- **YOUR INSTRUCTIONS**
Repeat all the material exactly; pictures stay out of your copy.

........

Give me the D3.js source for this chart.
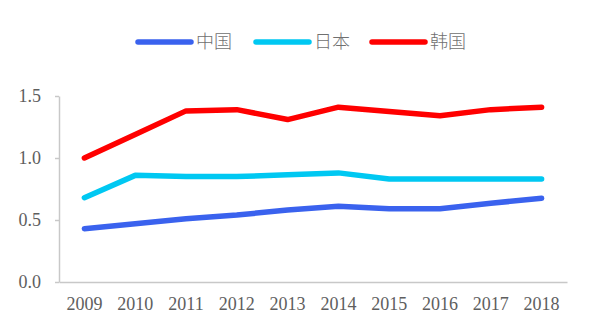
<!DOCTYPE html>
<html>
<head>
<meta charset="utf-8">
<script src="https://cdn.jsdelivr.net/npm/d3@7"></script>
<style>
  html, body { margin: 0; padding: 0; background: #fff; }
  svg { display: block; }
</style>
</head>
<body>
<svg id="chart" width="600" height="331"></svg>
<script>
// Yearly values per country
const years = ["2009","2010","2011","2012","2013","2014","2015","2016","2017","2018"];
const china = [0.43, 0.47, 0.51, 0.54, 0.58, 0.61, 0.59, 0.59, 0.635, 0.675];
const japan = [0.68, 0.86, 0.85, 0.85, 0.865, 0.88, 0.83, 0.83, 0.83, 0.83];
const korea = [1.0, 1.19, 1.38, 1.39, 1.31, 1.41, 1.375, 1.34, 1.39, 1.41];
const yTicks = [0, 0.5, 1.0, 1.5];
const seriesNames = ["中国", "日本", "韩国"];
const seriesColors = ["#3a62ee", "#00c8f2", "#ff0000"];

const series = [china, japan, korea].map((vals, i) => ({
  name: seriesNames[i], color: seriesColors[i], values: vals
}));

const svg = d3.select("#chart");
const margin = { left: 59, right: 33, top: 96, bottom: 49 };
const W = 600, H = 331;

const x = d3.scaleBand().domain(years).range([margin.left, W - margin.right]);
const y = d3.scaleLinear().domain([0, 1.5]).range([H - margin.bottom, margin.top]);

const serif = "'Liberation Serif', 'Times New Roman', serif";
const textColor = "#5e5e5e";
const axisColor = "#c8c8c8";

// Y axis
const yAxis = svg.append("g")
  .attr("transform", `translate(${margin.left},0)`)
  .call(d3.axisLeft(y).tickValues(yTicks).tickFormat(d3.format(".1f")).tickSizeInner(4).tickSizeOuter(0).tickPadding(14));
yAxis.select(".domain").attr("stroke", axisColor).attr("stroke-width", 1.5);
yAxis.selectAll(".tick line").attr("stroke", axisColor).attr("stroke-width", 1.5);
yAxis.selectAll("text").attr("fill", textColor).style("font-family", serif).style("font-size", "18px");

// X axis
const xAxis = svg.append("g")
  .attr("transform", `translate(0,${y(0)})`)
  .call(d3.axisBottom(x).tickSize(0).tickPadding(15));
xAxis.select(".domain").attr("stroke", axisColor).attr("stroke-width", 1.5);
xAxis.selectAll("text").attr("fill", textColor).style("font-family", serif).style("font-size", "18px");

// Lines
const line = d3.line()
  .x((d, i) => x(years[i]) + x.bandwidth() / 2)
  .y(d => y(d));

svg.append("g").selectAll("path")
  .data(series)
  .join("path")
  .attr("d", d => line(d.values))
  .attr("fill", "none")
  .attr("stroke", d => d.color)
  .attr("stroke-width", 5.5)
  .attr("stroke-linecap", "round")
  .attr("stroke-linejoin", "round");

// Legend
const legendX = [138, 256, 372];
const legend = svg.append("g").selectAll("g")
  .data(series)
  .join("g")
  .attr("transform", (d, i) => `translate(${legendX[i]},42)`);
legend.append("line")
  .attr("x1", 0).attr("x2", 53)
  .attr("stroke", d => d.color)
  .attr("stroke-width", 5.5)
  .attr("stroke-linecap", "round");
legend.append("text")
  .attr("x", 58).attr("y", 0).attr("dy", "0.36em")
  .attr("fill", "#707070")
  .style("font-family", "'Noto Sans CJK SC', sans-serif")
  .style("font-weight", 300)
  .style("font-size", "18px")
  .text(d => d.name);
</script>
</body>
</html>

........

- **FULL ANSWER**
Give me the D3.js source for this chart.
<!DOCTYPE html>
<html>
<head>
<meta charset="utf-8">
<script src="https://cdn.jsdelivr.net/npm/d3@7"></script>
<style>
  html, body { margin: 0; padding: 0; background: #fff; }
  svg { display: block; }
</style>
</head>
<body>
<svg id="chart" width="600" height="331"></svg>
<script>
// Yearly values per country
const years = ["2009","2010","2011","2012","2013","2014","2015","2016","2017","2018"];
const china = [0.43, 0.47, 0.51, 0.54, 0.58, 0.61, 0.59, 0.59, 0.635, 0.675];
const japan = [0.68, 0.86, 0.85, 0.85, 0.865, 0.88, 0.83, 0.83, 0.83, 0.83];
const korea = [1.0, 1.19, 1.38, 1.39, 1.31, 1.41, 1.375, 1.34, 1.39, 1.41];
const yTicks = [0, 0.5, 1.0, 1.5];
const seriesNames = ["中国", "日本", "韩国"];
const seriesColors = ["#3a62ee", "#00c8f2", "#ff0000"];

const series = [china, japan, korea].map((vals, i) => ({
  name: seriesNames[i], color: seriesColors[i], values: vals
}));

const svg = d3.select("#chart");
const margin = { left: 59, right: 33, top: 96, bottom: 49 };
const W = 600, H = 331;

const x = d3.scaleBand().domain(years).range([margin.left, W - margin.right]);
const y = d3.scaleLinear().domain([0, 1.5]).range([H - margin.bottom, margin.top]);

const serif = "'Liberation Serif', 'Times New Roman', serif";
const textColor = "#5e5e5e";
const axisColor = "#c8c8c8";

// Y axis
const yAxis = svg.append("g")
  .attr("transform", `translate(${margin.left},0)`)
  .call(d3.axisLeft(y).tickValues(yTicks).tickFormat(d3.format(".1f")).tickSizeInner(4).tickSizeOuter(0).tickPadding(14));
yAxis.select(".domain").attr("stroke", axisColor).attr("stroke-width", 1.5);
yAxis.selectAll(".tick line").attr("stroke", axisColor).attr("stroke-width", 1.5);
yAxis.selectAll("text").attr("fill", textColor).style("font-family", serif).style("font-size", "18px");

// X axis
const xAxis = svg.append("g")
  .attr("transform", `translate(0,${y(0)})`)
  .call(d3.axisBottom(x).tickSize(0).tickPadding(15));
xAxis.select(".domain").attr("stroke", axisColor).attr("stroke-width", 1.5);
xAxis.selectAll("text").attr("fill", textColor).style("font-family", serif).style("font-size", "18px");

// Lines
const line = d3.line()
  .x((d, i) => x(years[i]) + x.bandwidth() / 2)
  .y(d => y(d));

svg.append("g").selectAll("path")
  .data(series)
  .join("path")
  .attr("d", d => line(d.values))
  .attr("fill", "none")
  .attr("stroke", d => d.color)
  .attr("stroke-width", 5.5)
  .attr("stroke-linecap", "round")
  .attr("stroke-linejoin", "round");

// Legend
const legendX = [138, 256, 372];
const legend = svg.append("g").selectAll("g")
  .data(series)
  .join("g")
  .attr("transform", (d, i) => `translate(${legendX[i]},42)`);
legend.append("line")
  .attr("x1", 0).attr("x2", 53)
  .attr("stroke", d => d.color)
  .attr("stroke-width", 5.5)
  .attr("stroke-linecap", "round");
legend.append("text")
  .attr("x", 58).attr("y", 0).attr("dy", "0.36em")
  .attr("fill", "#707070")
  .style("font-family", "'Noto Sans CJK SC', sans-serif")
  .style("font-weight", 300)
  .style("font-size", "18px")
  .text(d => d.name);
</script>
</body>
</html>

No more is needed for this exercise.